Faits divers (Muchacho):
• Op zijn twintigste leerde Lepage wat echt reizen is, alleen, geconfronteerd met zijn angsten en beperkingen. Zes maanden later zat hij al in Indië voor drie zeer intens beleefde maanden. Ook in Argentinië, Peru, Brazilië, Equator, Costa Rica, Panama, Bolivië, Chili, Thailand, Hongkong reisde hij alleen voor een trip van negen maanden. In Nicaragua werden al zijn spullen gestolen. Hij moest terugkeren naar Frankrijk, volledig uitgeput en met heuppijn. De geplande reis naar Laos, Cambodja en Vietnam kon hij niet uitvoeren. Vandaag, met twee kinderen, zijn zulke lange wereldreizen niet meer mogelijk. Maar op die eerste wereldreis nam hij wel notities voor een eigen verhaal en maakte hij tekeningen die hem konder inspireren voor het latere tweeluik Muchacho.
• Na Een Wereld zonder Kwaad was het pad geëffend. Een nieuw verhaal diende zich aan. Voor het eerst zou hij het zelf schrijven, daar verlangde hij hevig naar. In Muchacho kon hij zijn fascinatie voor het Zuid-Amerikaanse continent kwijt.
• Alle hoofd- en belangrijke nevenpersonages die Lepage ooit heeft getekend, zijn gemodelleerd naar ware mensen. Hij doet dat om te vermijden dat hij dezelfde trucjes zou gebruiken voor het tekenen van gezichten. Het enige personage dat hij volledig heeft uitgevonden is Gabriël, de held van Muchacho.
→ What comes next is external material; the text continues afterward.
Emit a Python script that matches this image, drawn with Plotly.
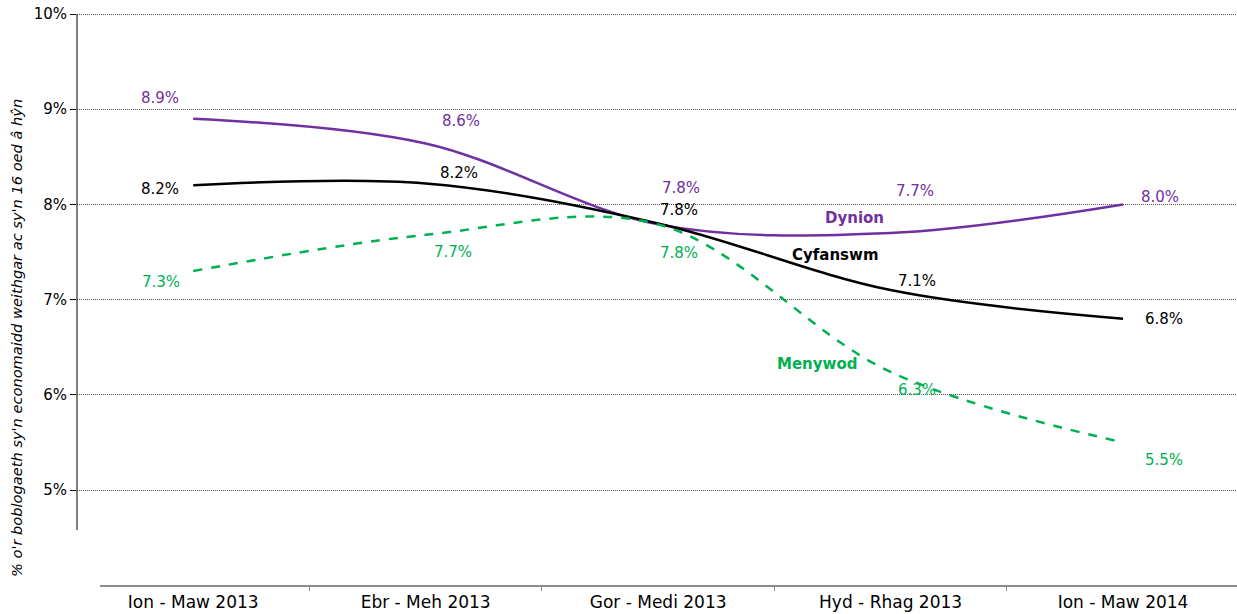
import plotly.graph_objects as go

categories = ["Ion - Maw 2013", "Ebr - Meh 2013", "Gor - Medi 2013", "Hyd - Rhag 2013", "Ion - Maw 2014"]
cyfanswm = [8.2, 8.22, 7.8, 7.1, 6.8]
dynion = [8.9, 8.64, 7.79, 7.7, 8.0]
menywod = [7.3, 7.68, 7.79, 6.24, 5.5]
cyf_labels = ["8.2%", "8.2%", "7.8%", "7.1%", "6.8%"]
dyn_labels = ["8.9%", "8.6%", "7.8%", "7.7%", "8.0%"]
men_labels = ["7.3%", "7.7%", "7.8%", "6.3%", "5.5%"]
y_ticks = [5, 6, 7, 8, 9, 10]
y_title = "% o'r boblogaeth sy'n economaidd weithgar ac sy'n 16 oed â hŷn"

BLACK = "#000000"
PURPLE = "#7030A0"
GREEN = "#00B050"
FONT = "DejaVu Sans"

xi = list(range(len(categories)))

fig = go.Figure()
fig.add_trace(go.Scatter(x=xi, y=dynion, mode="lines", line=dict(color=PURPLE, width=2.5, shape="spline", smoothing=1.0),
                         hoverinfo="skip", showlegend=False))
fig.add_trace(go.Scatter(x=xi, y=cyfanswm, mode="lines", line=dict(color=BLACK, width=2.5, shape="spline", smoothing=1.0),
                         hoverinfo="skip", showlegend=False))
fig.add_trace(go.Scatter(x=xi, y=menywod, mode="lines", line=dict(color=GREEN, width=2.5, shape="spline", smoothing=1.0, dash="dash"),
                         hoverinfo="skip", showlegend=False))

# page body margin removed by post_script, so figure coords == window coords
OFF = 0
PX_PER_PCT = 95.2
W, H = 1237 - OFF, 614 - OFF
ml, mr, mt = 77 - OFF, 0, 9 - OFF
mb = H - (586 - OFF)
pw, ph = W - ml - mr, H - mt - mb

# value label offsets (pixels)
cyf_off = [(-33, -4), (33, 10), (21, 13), (26, 9), (41, 0)]
dyn_off = [(-33, 21), (35, 22), (23, 36), (24, 42), (37, 7)]
men_off = [(-32, -11), (27, -17), (21, -29), (26, -18), (41, -18)]

ann = []
for vals, labs, offs, col in [(cyfanswm, cyf_labels, cyf_off, BLACK),
                              (dynion, dyn_labels, dyn_off, PURPLE),
                              (menywod, men_labels, men_off, GREEN)]:
    for i, (v, t, (dx, dy)) in enumerate(zip(vals, labs, offs)):
        ann.append(dict(x=i, y=v, xref="x", yref="y", text=t, showarrow=False,
                        xshift=dx, yshift=dy, font=dict(family=FONT, size=15, color=col)))

ann.append(dict(x=2.843, y=7.857, xref="x", yref="y", text="<b>Dynion</b>", showarrow=False,
                font=dict(family=FONT, size=15, color=PURPLE)))
ann.append(dict(x=2.761, y=7.468, xref="x", yref="y", text="<b>Cyfanswm</b>", showarrow=False,
                font=dict(family=FONT, size=15, color=BLACK)))
ann.append(dict(x=2.684, y=6.324, xref="x", yref="y", text="<b>Menywod</b>", showarrow=False,
                font=dict(family=FONT, size=15, color=GREEN)))
ann.append(dict(x=(16 - OFF - ml) / pw, y=(H - mb - (338 - OFF)) / ph, xref="paper", yref="paper", text=y_title,
                showarrow=False, textangle=-90, xanchor="center", yanchor="middle",
                font=dict(family=FONT, size=14.6, color="#000000", style="italic")))

x_lo, x_hi = -0.5, 4.5 - 2.25 / 232.5
x_line_start_px = 100 - OFF

y_hi = 10 + 5 / PX_PER_PCT
y_lo = 5 - (586 - 490) / PX_PER_PCT

fig.update_layout(
    width=W, height=H,
    margin=dict(l=ml, r=mr, t=mt, b=mb, autoexpand=False),
    paper_bgcolor="white", plot_bgcolor="rgba(0,0,0,0)",
    showlegend=False,
    annotations=ann,
    xaxis=dict(type="linear", range=[x_lo, x_hi], tickvals=xi, ticktext=categories, automargin=False,
               showgrid=False, zeroline=False, showline=False, ticks="", ticklabelstandoff=4,
               minor=dict(tickvals=[0.5, 1.5, 2.5, 3.5], ticks="outside", ticklen=4, tickcolor="#8c8c8c",
                          tickwidth=1, showgrid=False),
               tickfont=dict(family=FONT, size=17, color="#000000")),
    yaxis=dict(range=[y_lo, y_hi], tickvals=y_ticks, ticktext=[f"{v}%" for v in y_ticks], automargin=False,
               showgrid=True, gridcolor="#555555", griddash="1px,1px", gridwidth=1, ticklabeloverflow="allow",
               zeroline=False, showline=False, ticks="outside", ticklen=6, tickcolor="#000000",
               tickfont=dict(family=FONT, size=15, color="#000000")),
    shapes=[
        dict(type="line", xref="paper", yref="y", x0=0, x1=0, y0=5 - 40 / PX_PER_PCT, y1=10,
             line=dict(color="#000000", width=1)),
        dict(type="line", xref="paper", yref="paper", x0=(x_line_start_px - ml) / pw, x1=1, y0=0, y1=0,
             line=dict(color="#8c8c8c", width=2)),
    ],
)

fig.write_html("out.html", config={"displayModeBar": False},
               post_script="document.body.style.margin='0';")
• Om het zichzelf makkelijker te maken, sculpteerde hij in klei het hoofd van Gabriël. Zo had hij steeds een model in de buurt.
• Voor Muchacho werkte hij in kleurlagen, gamma na gamma. Eerst begon hij met geel, dan blauw, die samen met het geel alle mogelijke groentinten vormen, en ten slotte rood en bruin, die donkere passages als resultaat geven. Zo blijven alle kleuren op hun helderst. Hij gebruikte nooit zwart want dat zou zijn aquarellen bevuilen. Terugkeren naar een traditionele zwart-wittechniek zoals bij Névé (ingekleurd door Marie-Paule Alluard) zou hij niet meer kunnen. Ook omdat je met zwart-wit minder kan een loopje met de werkelijkheid kan nemen zoals je met rechtstreeks kleurgebruik wel kan doen.
Muchacho was een reflexie op politiek, militair en religieus engagement om te begrijpen waarom mensen bepaalde keuzes maken.
• vergelijk de beide covers van het tweeluik Muchacho eens. Identiek dezelfde houding, maar tegelijk enorm verschillend. Op de cover van deel 1 staat Gabriël er nog op geportretteerd als een ietwat naïeve seminarist. Op de cover van deel 2 is hij letterlijk en figuurlijk getekend door de verschrikkelijke situaties die hem te beurt vielen. Na Névé, waarin eveneens een homoseksueel personage de hoofdrol speelde, was Muchacho eens te meer een coming of age-verhaal geworden. De omstandigheden in Muchacho waren echter minder comfortabel.